Bookchin’s ghostly shadow shows up in other parts of the sustainability movement too. The organization founded in 1993 by Senator John Kerry and Teresa Heinz to bring the sustainability movement to American higher education is named “Second Nature,” which has nothing obvious to do with sustainability until you know that “second nature” was a key term in Bookchin’s wooly analysis of environmental matters.
But back to EICTEE. What about that idea that that human social relations and the relation of humanity to the natural world belong on the same plane of analysis? Is it true? The answer is rather important, since pretty much the entire sustainability movement assumes that it is true. The reason that the sustainability movement can range freely from concern over pollution and global warming to issues of economic organization and matters such as racism and women’s rights is that it treats all of these as not merely connected by UNESCO-style chains of cause-and-effect but also by a pseudo principle that, deep down, these are all instances of a single phenomenon: oppression. To cure the oppression of Mother Earth, we must simultaneously rid the world of man’s inhumanity to man.
Some advocates have no difficulty getting right to this utopian ideal. For most, no doubt, it is submerged beneath the surface of the movement, in its inner logic. But it is certainly there, unifying culture and nature into a fundamental whole.

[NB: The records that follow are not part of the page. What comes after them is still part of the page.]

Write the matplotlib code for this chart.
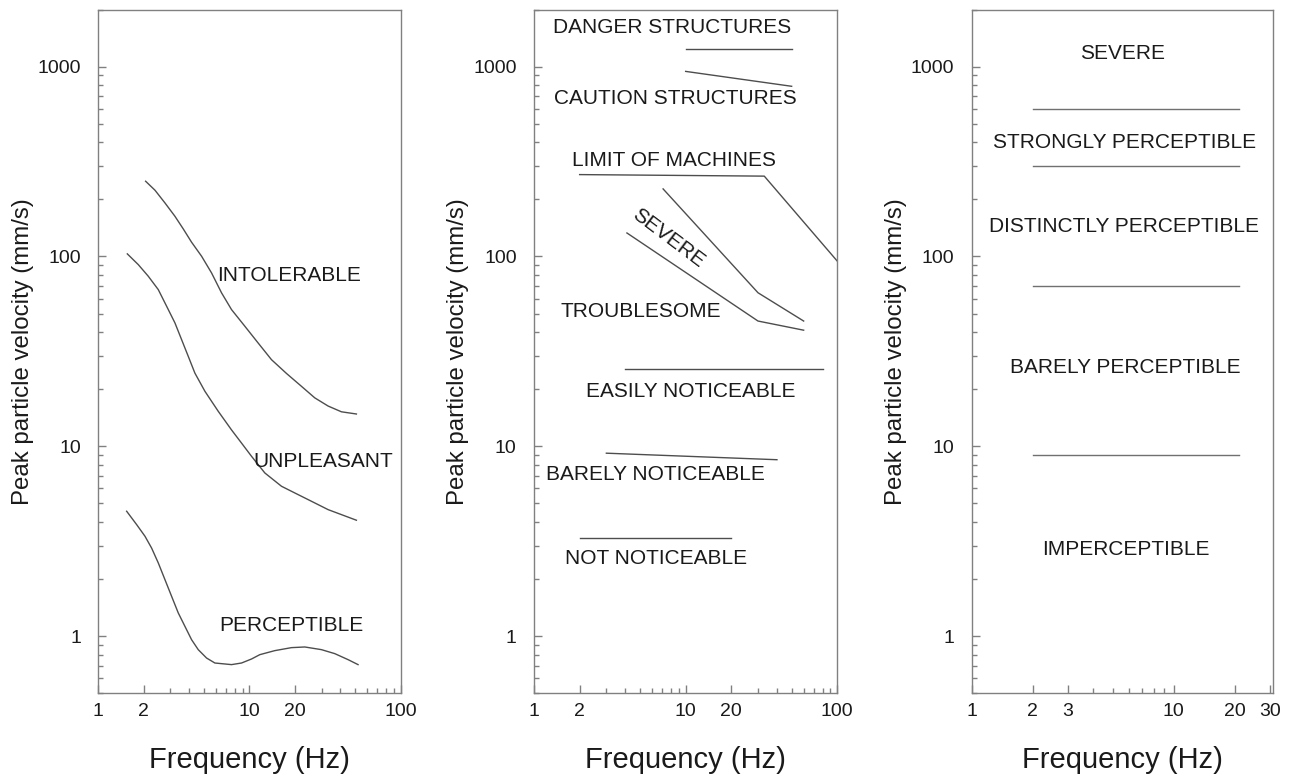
import matplotlib
matplotlib.use("Agg")
import matplotlib.pyplot as plt
from matplotlib.ticker import FixedLocator, FixedFormatter, LogLocator, NullFormatter

plt.rcParams['font.family'] = ['Liberation Sans', 'DejaVu Sans']

# ---------------- data ----------------
# Panel 1 curves (frequency Hz, PPV mm/s)
intolerable_f = [2.056, 2.371, 2.760, 3.213, 3.648, 4.141, 4.823, 5.615, 6.539, 7.611,
                 9.325, 11.42, 13.99, 17.58, 22.09, 27.05, 33.14, 40.6, 51.0]
intolerable_v = [249.1, 223.4, 191.5, 162.9, 139.7, 118.9, 100.3, 81.9, 64.3, 52.5,
                 42.9, 35.0, 28.6, 24.2, 20.7, 18.0, 16.3, 15.2, 14.8]
unpleasant_f = [1.556, 1.839, 2.141, 2.494, 2.831, 3.213, 3.556, 3.936, 4.356, 5.073,
                6.214, 7.611, 8.864, 10.32, 12.64, 16.29, 19.95, 24.44, 33.14, 51.0]
unpleasant_v = [103.2, 90.6, 78.7, 66.9, 54.7, 44.7, 36.5, 29.8, 24.3, 19.5,
                15.3, 12.2, 10.4, 8.86, 7.24, 6.16, 5.68, 5.24, 4.64, 4.08]
perceptible_f = [1.540, 1.793, 2.036, 2.253, 2.494, 2.760, 3.054, 3.381, 3.741, 4.141,
                 4.583, 5.203, 5.906, 7.611, 8.864, 10.32, 11.71, 14.72, 18.97, 23.24,
                 29.95, 36.68, 44.94, 52.3]
perceptible_v = [4.55, 3.87, 3.36, 2.91, 2.43, 1.985, 1.622, 1.325, 1.127, 0.958,
                 0.849, 0.767, 0.722, 0.708, 0.722, 0.758, 0.799, 0.839, 0.870, 0.877,
                 0.849, 0.809, 0.752, 0.708]

# Panel 2 lines
danger_f = [10, 50]
danger_v = [1240, 1240]
caution_f = [10, 50]
caution_v = [944, 788]
machines_f = [2, 33, 100]
machines_v = [270, 265, 94.5]
severe_f = [7.1, 30, 60]
severe_v = [227, 64.4, 45.7]
troublesome_f = [4.1, 30, 60]
troublesome_v = [133, 45.7, 40.9]
easily_f = [4, 80]
easily_v = [25.6, 25.6]
barely_f = [3, 40]
barely_v = [9.2, 8.5]
notnot_f = [2, 20]
notnot_v = [3.3, 3.3]

# Panel 3 thresholds
thresh_f = [2, 21]
thresh_levels = [600, 300, 70, 9]

# Labels (text, freq, velocity)
labels1 = [("INTOLERABLE", 18.4, 79), ("UNPLEASANT", 31, 8.3), ("PERCEPTIBLE", 19, 1.14)]
labels2 = [("DANGER STRUCTURES", 8.1, 1600), ("CAUTION STRUCTURES", 8.5, 677),
           ("LIMIT OF MACHINES", 8.4, 320), ("TROUBLESOME", 5.1, 51),
           ("EASILY NOTICEABLE", 10.8, 19.5), ("BARELY NOTICEABLE", 6.3, 7.1),
           ("NOT NOTICEABLE", 6.4, 2.58)]
severe_label = ("SEVERE", 7.7, 125)
labels3 = [("SEVERE", 5.6, 1180), ("STRONGLY PERCEPTIBLE", 5.7, 400),
           ("DISTINCTLY PERCEPTIBLE", 5.7, 144), ("BARELY PERCEPTIBLE", 5.75, 26),
           ("IMPERCEPTIBLE", 5.8, 2.87)]

xticks12 = [1, 2, 10, 20, 100]
xminor12 = [3, 4, 5, 6, 7, 8, 9, 30, 40, 50, 60, 70, 80, 90]
xticks3 = [1, 2, 3, 10, 20, 30]
xminor3 = [4, 5, 6, 7, 8, 9]
yticks = [1, 10, 100, 1000]

# ---------------- style ----------------
W, H = 1292, 776
fig = plt.figure(figsize=(W / 100, H / 100), dpi=100)
line_c = '#4d4d4d'
spine_c = '#808080'
text_c = '#1a1a1a'
ann_fs = 15

def px_axes(left, right, top=9.5, bottom=693.3):
    return [left / W, (H - bottom) / H, (right - left) / W, (bottom - top) / H]

def setup(ax, xmax, xt, xm):
    ax.set_xscale('log')
    ax.set_yscale('log')
    ax.set_xlim(1, xmax)
    ax.set_ylim(0.5, 2000)
    for s in ax.spines.values():
        s.set_color(spine_c)
        s.set_linewidth(1.0)
    ax.xaxis.set_major_locator(FixedLocator(xt))
    ax.xaxis.set_major_formatter(FixedFormatter([str(v) for v in xt]))
    ax.xaxis.set_minor_locator(FixedLocator(xm))
    ax.xaxis.set_minor_formatter(NullFormatter())
    ax.yaxis.set_major_locator(FixedLocator(yticks))
    ax.yaxis.set_major_formatter(FixedFormatter([str(v) for v in yticks]))
    ax.yaxis.set_minor_locator(LogLocator(base=10, subs=range(2, 10)))
    ax.yaxis.set_minor_formatter(NullFormatter())
    ax.tick_params(which='both', direction='in', color=spine_c, top=False, right=False,
                   labelsize=14, labelcolor=text_c)
    ax.tick_params(which='major', length=5.8, width=1.0)
    ax.tick_params(which='minor', length=3.4, width=1.0)
    ax.tick_params(axis='x', which='major', pad=7)
    ax.tick_params(axis='y', which='major', pad=12.5)
    ax.set_xlabel('Frequency (Hz)', fontsize=21, color=text_c, labelpad=19)
    ax.set_ylabel('Peak particle velocity (mm/s)', fontsize=17.3, color=text_c)
    ax.yaxis.set_label_coords(-0.214, 0.5)

def put_labels(ax, labels):
    for t, x, y in labels:
        ax.text(x, y, t, fontsize=ann_fs, color=text_c, ha='center', va='center')

# Panel 1
ax1 = fig.add_axes(px_axes(98.3, 400.6))
setup(ax1, 100, xticks12, xminor12)
for fx, vy in [(intolerable_f, intolerable_v), (unpleasant_f, unpleasant_v),
               (perceptible_f, perceptible_v)]:
    ax1.plot(fx, vy, color=line_c, lw=1.0, solid_joinstyle='round')
put_labels(ax1, labels1)

# Panel 2
ax2 = fig.add_axes(px_axes(534.0, 837.3))
setup(ax2, 100, xticks12, xminor12)
for fx, vy in [(danger_f, danger_v), (caution_f, caution_v), (machines_f, machines_v),
               (severe_f, severe_v), (troublesome_f, troublesome_v), (easily_f, easily_v),
               (barely_f, barely_v), (notnot_f, notnot_v)]:
    ax2.plot(fx, vy, color=line_c, lw=1.0)
put_labels(ax2, labels2)
ax2.text(severe_label[1], severe_label[2], severe_label[0], fontsize=ann_fs, color=text_c,
         ha='center', va='center', rotation=-37, rotation_mode='anchor')

# Panel 3
ax3 = fig.add_axes(px_axes(971.7, 1273.0))
setup(ax3, 31, xticks3, xminor3)
for lev in thresh_levels:
    ax3.plot(thresh_f, [lev, lev], color='#707070', lw=1.0)
put_labels(ax3, labels3)

fig.savefig('out.png', dpi=100)
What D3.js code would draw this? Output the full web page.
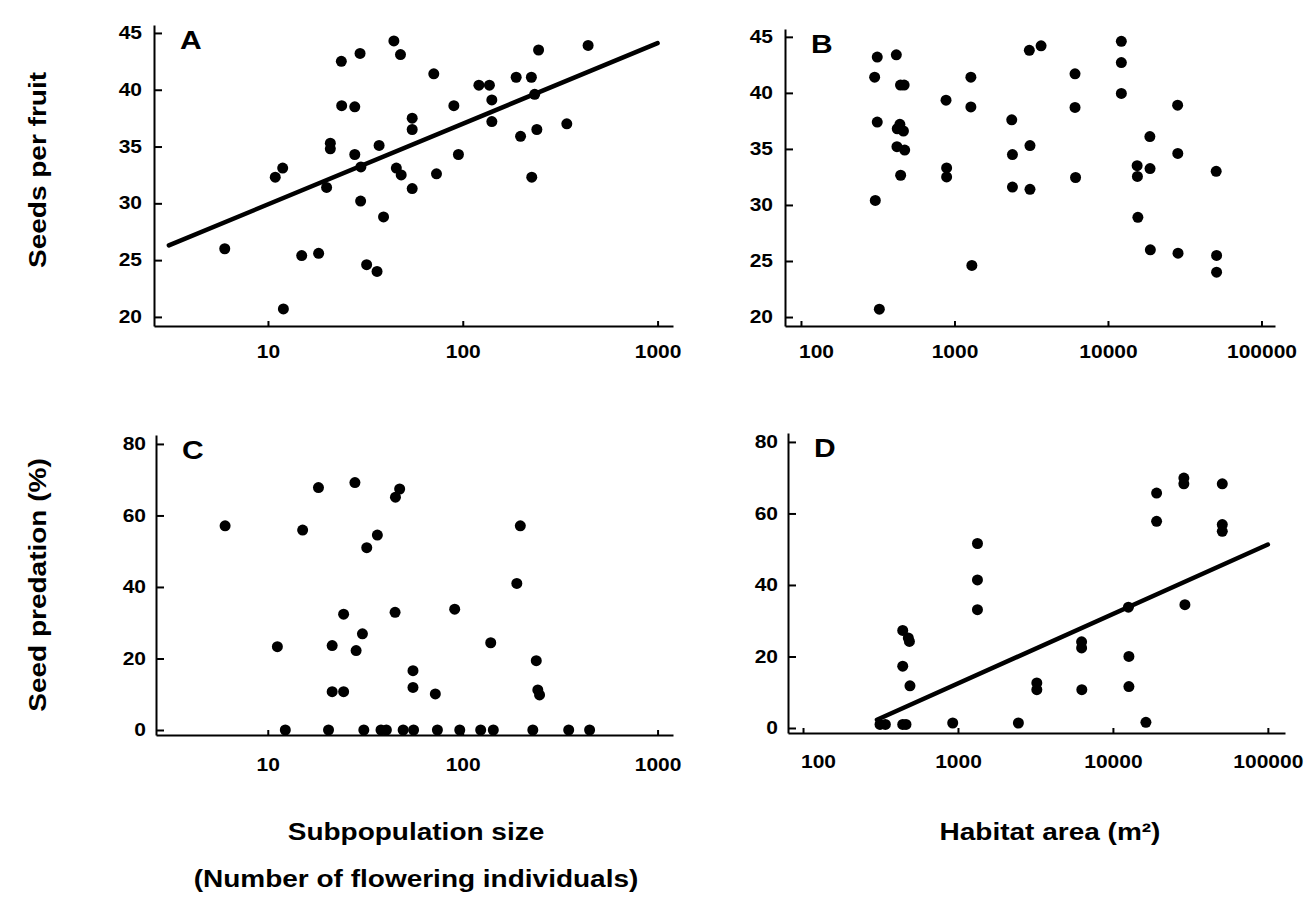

On this basis, the sustainability movement is heir to a tradition of ideologies that promise liberation, not just from the present inequities of social life but from the human condition itself. What would life be like if we were liberated from all social hierarchy? We don’t know, because the situation is purely imaginary. Moreover, the sustainability movement itself moves in the opposite direction from actually abolishing hierarchy. It views ordinary humans as too wasteful and destructive to be trusted with their own destinies or with the fate of the planet. Instead, the movement imagines a trans-national elite of people who possess the superior insight as to what is good for the planet and for humanity. UNESCO is one model for this elite, and the cadres of activists who crowd the world environmental summits—
Earth Day is for everyone—sort of. But it is especially for the American colleges and universities that have begun to align themselves with this post-Marxist vision of training a new global elite who will possess the self-discipline and superior insight to tell the rest of us how to live.